Code that draws figures
>>

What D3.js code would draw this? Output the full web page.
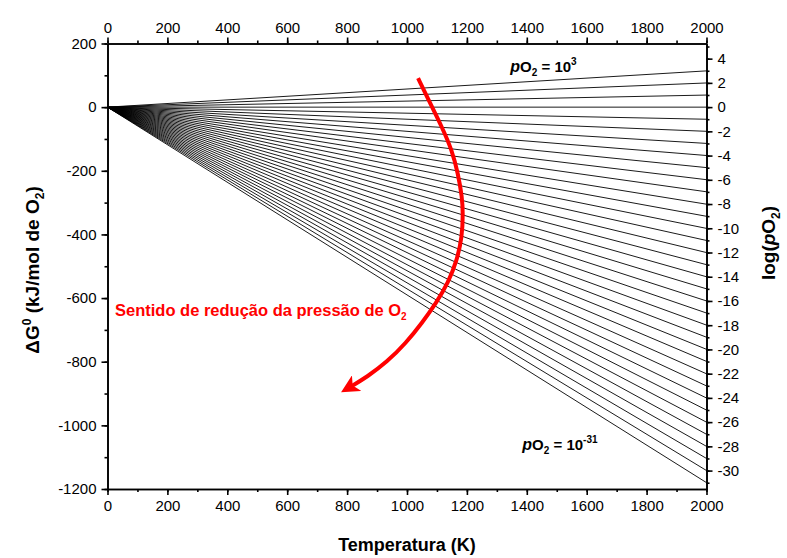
<!DOCTYPE html>
<html>
<head>
<meta charset="utf-8">
<script src="https://cdn.jsdelivr.net/npm/d3@7"></script>
<style>
  body { margin: 0; background: #fff; }
  svg { font-family: "Liberation Sans", Arial, sans-serif; }
  .axis path, .axis line { stroke: #000; stroke-width: 1.6; }
  .axis text { font-size: 15px; fill: #000; }
</style>
</head>
<body>
<script>
// temperature span of every line (K)
var temps = [0, 2000];
// log(pO2) of each line
var logPO2 = [3, 2, 1, 0, -1, -2, -3, -4, -5, -6, -7, -8, -9, -10, -11, -12, -13, -14, -15, -16,
  -17, -18, -19, -20, -21, -22, -23, -24, -25, -26, -27, -28, -29, -30, -31];
// ΔG0 at 2000 K for each line (kJ/mol O2)
var dG2000 = [114, 76, 38, 0, -38, -76, -114, -152, -190, -228, -266, -305, -343, -381, -419, -457, -495,
  -533, -571, -609, -647, -685, -723, -761, -799, -838, -876, -914, -952, -990, -1028, -1066, -1104, -1142, -1180];
var xTicks = [0, 200, 400, 600, 800, 1000, 1200, 1400, 1600, 1800, 2000];
var yTicks = [200, 0, -200, -400, -600, -800, -1000, -1200];
var rTicks = [4, 2, 0, -2, -4, -6, -8, -10, -12, -14, -16, -18, -20, -22, -24, -26, -28, -30];
// red arrow path (T in K, ΔG0 in kJ)
var arrowT = [1037, 1077, 1117, 1150, 1170, 1184, 1187, 1184, 1167, 1137, 1097, 1050, 997, 933, 866, 816];
var arrowG = [91, 13, -63, -135, -207, -283, -333, -408, -481, -553, -616, -678, -741, -801, -848, -876];

var width = 787, height = 558;
var m = {left: 107.5, right: 706.5, top: 43.5, bottom: 489};

var svg = d3.select("body").append("svg")
  .attr("width", width)
  .attr("height", height);

var x = d3.scaleLinear().domain([0, 2000]).range([m.left, m.right]);
var y = d3.scaleLinear().domain([200, -1200]).range([m.top, m.bottom]);
var yr = d3.scaleLinear().domain([5.25, -31.52]).range([m.top, m.bottom]);

// lines
var lines = logPO2.map((k, i) => ({k: k, pts: temps.map(t => [t, dG2000[i] * t / 2000])}));
var line = d3.line().x(d => x(d[0])).y(d => y(d[1]));

svg.append("g")
  .selectAll("path")
  .data(lines)
  .enter()
  .append("path")
  .attr("d", d => line(d.pts))
  .attr("fill", "none")
  .attr("stroke", "#000")
  .attr("stroke-width", 0.9);

// axes
var fmt = d => String(d);

function minor(axis, scale, step) {
  var d = scale.domain(), lo = Math.min(d[0], d[1]), hi = Math.max(d[0], d[1]);
  return axis.tickValues(d3.range(Math.ceil(lo / step) * step, hi + 1e-9, step))
    .tickFormat("").tickSize(3).tickSizeOuter(0);
}

svg.append("g").attr("class", "axis").attr("transform", `translate(0,${m.bottom})`)
  .call(minor(d3.axisBottom(x), x, 100));
svg.append("g").attr("class", "axis").attr("transform", `translate(0,${m.bottom})`)
  .call(d3.axisBottom(x).tickValues(xTicks).tickFormat(fmt).tickSize(6).tickSizeOuter(0).tickPadding(5));

svg.append("g").attr("class", "axis").attr("transform", `translate(0,${m.top})`)
  .call(minor(d3.axisTop(x), x, 100));
svg.append("g").attr("class", "axis").attr("transform", `translate(0,${m.top})`)
  .call(d3.axisTop(x).tickValues(xTicks).tickFormat(fmt).tickSize(6).tickSizeOuter(0).tickPadding(5));

svg.append("g").attr("class", "axis").attr("transform", `translate(${m.left},0)`)
  .call(minor(d3.axisLeft(y), y, 100));
svg.append("g").attr("class", "axis").attr("transform", `translate(${m.left},0)`)
  .call(d3.axisLeft(y).tickValues(yTicks).tickFormat(fmt).tickSize(6).tickSizeOuter(0).tickPadding(5));

svg.append("g").attr("class", "axis").attr("transform", `translate(${m.right},0)`)
  .call(minor(d3.axisRight(yr), yr, 1));
svg.append("g").attr("class", "axis").attr("transform", `translate(${m.right},0)`)
  .call(d3.axisRight(yr).tickValues(rTicks).tickFormat(fmt).tickSize(6).tickSizeOuter(0).tickPadding(5));

// axis titles
svg.append("text")
  .attr("x", (m.left + m.right) / 2).attr("y", 551)
  .attr("text-anchor", "middle")
  .style("font-size", "18px").style("font-weight", "bold")
  .text("Temperatura (K)");

var lt = svg.append("text")
  .attr("transform", "translate(39,270) rotate(-90)")
  .attr("text-anchor", "middle")
  .style("font-size", "19px").style("font-weight", "bold");
lt.append("tspan").text("\u0394G");
lt.append("tspan").attr("dy", -8).style("font-size", "12px").text("0");
lt.append("tspan").attr("dy", 8).text(" (kJ/mol de O");
lt.append("tspan").attr("dy", 5).style("font-size", "12px").text("2");
lt.append("tspan").attr("dy", -5).text(")");

var rt = svg.append("text")
  .attr("transform", "translate(775,243) rotate(-90)")
  .attr("text-anchor", "middle")
  .style("font-size", "19px").style("font-weight", "bold");
rt.append("tspan").text("log(");
rt.append("tspan").style("font-style", "italic").text("p");
rt.append("tspan").text("O");
rt.append("tspan").attr("dy", 5).style("font-size", "12px").text("2");
rt.append("tspan").attr("dy", -5).text(")");

// pO2 labels
function po2Label(px, py, exp) {
  var t = svg.append("text").attr("x", px).attr("y", py)
    .style("font-size", "15px").style("font-weight", "bold");
  t.append("tspan").style("font-style", "italic").style("font-size", "16px").text("p");
  t.append("tspan").text("O");
  t.append("tspan").attr("dy", 4).style("font-size", "10px").text("2");
  t.append("tspan").attr("dy", -4).text(" = 10");
  t.append("tspan").attr("dy", -7).style("font-size", "10px").text(exp);
}
po2Label(x(1345), 72, "3");
po2Label(x(1385), 450, "-31");

// red arrow
svg.append("defs").append("marker")
  .attr("id", "head")
  .attr("viewBox", "0 0 10 10")
  .attr("refX", 3).attr("refY", 5)
  .attr("markerWidth", 4.5).attr("markerHeight", 4.5)
  .attr("markerUnits", "strokeWidth")
  .attr("orient", "auto")
  .append("path")
  .attr("d", "M0,0 L10,5 L0,10 L2.5,5 Z")
  .attr("fill", "#ff0000");

svg.append("path")
  .attr("d", d3.line().x(d => x(d[0])).y(d => y(d[1])).curve(d3.curveBasis)(d3.zip(arrowT, arrowG)))
  .attr("fill", "none")
  .attr("stroke", "#ff0000")
  .attr("stroke-width", 4)
  .attr("marker-end", "url(#head)");

var red = svg.append("text").attr("x", 115).attr("y", 316)
  .attr("fill", "#ff0000")
  .style("font-size", "16.5px").style("font-weight", "bold");
red.append("tspan").text("Sentido de redução da pressão de O");
red.append("tspan").attr("dy", 4).style("font-size", "10px").text("2");
</script>
</body>
</html>
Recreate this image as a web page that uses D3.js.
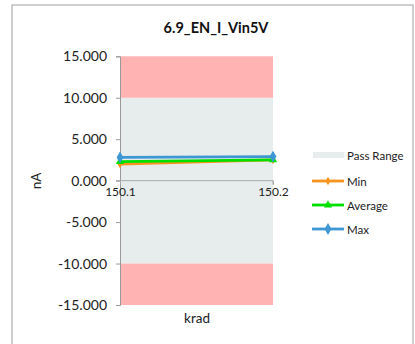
<!DOCTYPE html>
<html><head><meta charset="utf-8">
<script src="https://cdn.jsdelivr.net/npm/d3@7"></script>
<style>body{margin:0;background:#fff}svg{display:block;font-family:Lato,"Open Sans",sans-serif}</style>
</head><body>
<script>
const title = "6.9_EN_I_Vin5V";
const categories = ["150.1", "150.2"];
const minVals = [2.0, 2.5];
const avgVals = [2.3, 2.5];
const maxVals = [2.8, 2.9];
const yTicks = [-15, -10, -5, 0, 5, 10, 15];
const passRange = [-10, 10];
const failRanges = [[10, 15], [-15, -10]];
const seriesNames = ["Min", "Average", "Max"];
const seriesColors = ["#F7931E", "#00E000", "#3D97D3"];

const W = 415, H = 344;
const svg = d3.select("body").append("svg").attr("width", W).attr("height", H);
svg.append("rect").attr("x", 12).attr("y", 5).attr("width", 401).attr("height", 345)
  .attr("fill", "#fff").attr("stroke", "#b0b0b0").attr("stroke-width", 1.2);

const x = d3.scalePoint().domain(categories).range([120, 273]);
const y = d3.scaleLinear().domain([-15, 15]).range([305, 56.3]);

svg.append("rect").attr("x", 120).attr("width", 153)
  .attr("y", y(passRange[1])).attr("height", y(passRange[0]) - y(passRange[1])).attr("fill", "#E7ECEC");
failRanges.forEach(r => svg.append("rect").attr("x", 120).attr("width", 153)
  .attr("y", y(r[1])).attr("height", y(r[0]) - y(r[1])).attr("fill", "#FFB3B3"));

const fmt = d => d.toFixed(3);
const ya = svg.append("g").attr("transform", "translate(120,0)")
  .call(d3.axisLeft(y).tickValues(yTicks).tickFormat(fmt).tickSize(4).tickPadding(9));
ya.select(".domain").attr("stroke", "#999");
ya.selectAll(".tick line").attr("stroke", "#999");
ya.selectAll("text").attr("font-size", 14).attr("fill", "#222").attr("font-family", "Lato, sans-serif");

const xa = svg.append("g").attr("transform", `translate(0,${y(0)})`)
  .call(d3.axisBottom(x).tickSize(4).tickPadding(3));
xa.select(".domain").attr("stroke", "#aaa").attr("d", `M116,0H273V4`);
xa.selectAll(".tick line").attr("stroke", "#aaa");
xa.selectAll("text").attr("font-size", 12).attr("fill", "#222").attr("font-family", "Lato, sans-serif");

svg.append("text").attr("x", 216).attr("y", 33).attr("text-anchor", "middle")
  .attr("font-weight", "bold").attr("font-size", 14.5).attr("fill", "#111").text(title);
svg.append("text").attr("x", 36).attr("y", 186).attr("text-anchor", "middle")
  .attr("transform", "rotate(-90,36,181)").attr("font-size", 13.5).attr("fill", "#222").text("nA");
svg.append("text").attr("x", 197).attr("y", 323).attr("text-anchor", "middle")
  .attr("font-size", 13.5).attr("fill", "#222").text("krad");

const data = [minVals, avgVals, maxVals];
const line = d3.line().x((d, i) => x(categories[i])).y(d => y(d));
const sym = [d3.symbolDiamond, d3.symbolTriangle, d3.symbolDiamond];
const symSize = [22, 30, 40];
data.forEach((vals, k) => {
  svg.append("path").datum(vals).attr("d", line).attr("fill", "none")
    .attr("stroke", seriesColors[k]).attr("stroke-width", 2.8);
  vals.forEach((v, i) => svg.append("path").attr("d", d3.symbol(sym[k], symSize[k])())
    .attr("transform", `translate(${x(categories[i])},${y(v)})`).attr("fill", seriesColors[k]));
});

const lg = svg.append("g");
lg.append("rect").attr("x", 313).attr("y", 152).attr("width", 31).attr("height", 6).attr("fill", "#E7ECEC");
lg.append("text").attr("x", 347).attr("y", 160).attr("font-size", 11.5).attr("fill", "#222").text("Pass Range");
const ly = [181, 205, 229];
seriesNames.forEach((n, k) => {
  lg.append("line").attr("x1", 312).attr("x2", 344).attr("y1", ly[k]).attr("y2", ly[k])
    .attr("stroke", seriesColors[k]).attr("stroke-width", 2.8);
  lg.append("path").attr("d", d3.symbol(sym[k], symSize[k])()).attr("transform", `translate(328,${ly[k]})`)
    .attr("fill", seriesColors[k]);
  lg.append("text").attr("x", 347).attr("y", ly[k] + 4.5).attr("font-size", 11.5).attr("fill", "#222").text(n);
});
</script>
</body></html>
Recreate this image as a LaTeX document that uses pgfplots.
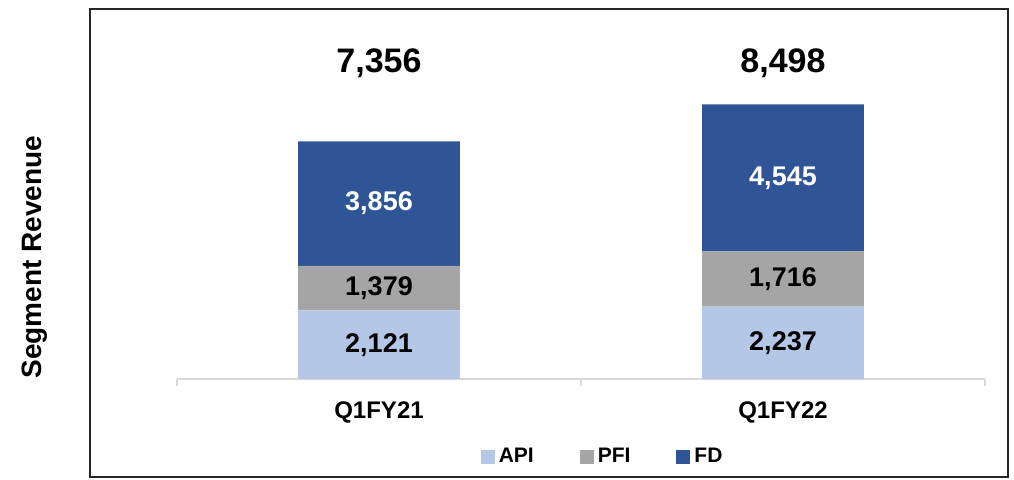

<<

- Stated exercise
Where a line contains the string "uses", extract that line.

- Final result
Recreate this image as a web page that uses D3.js.
Recreate this image as a LaTeX document that uses pgfplots.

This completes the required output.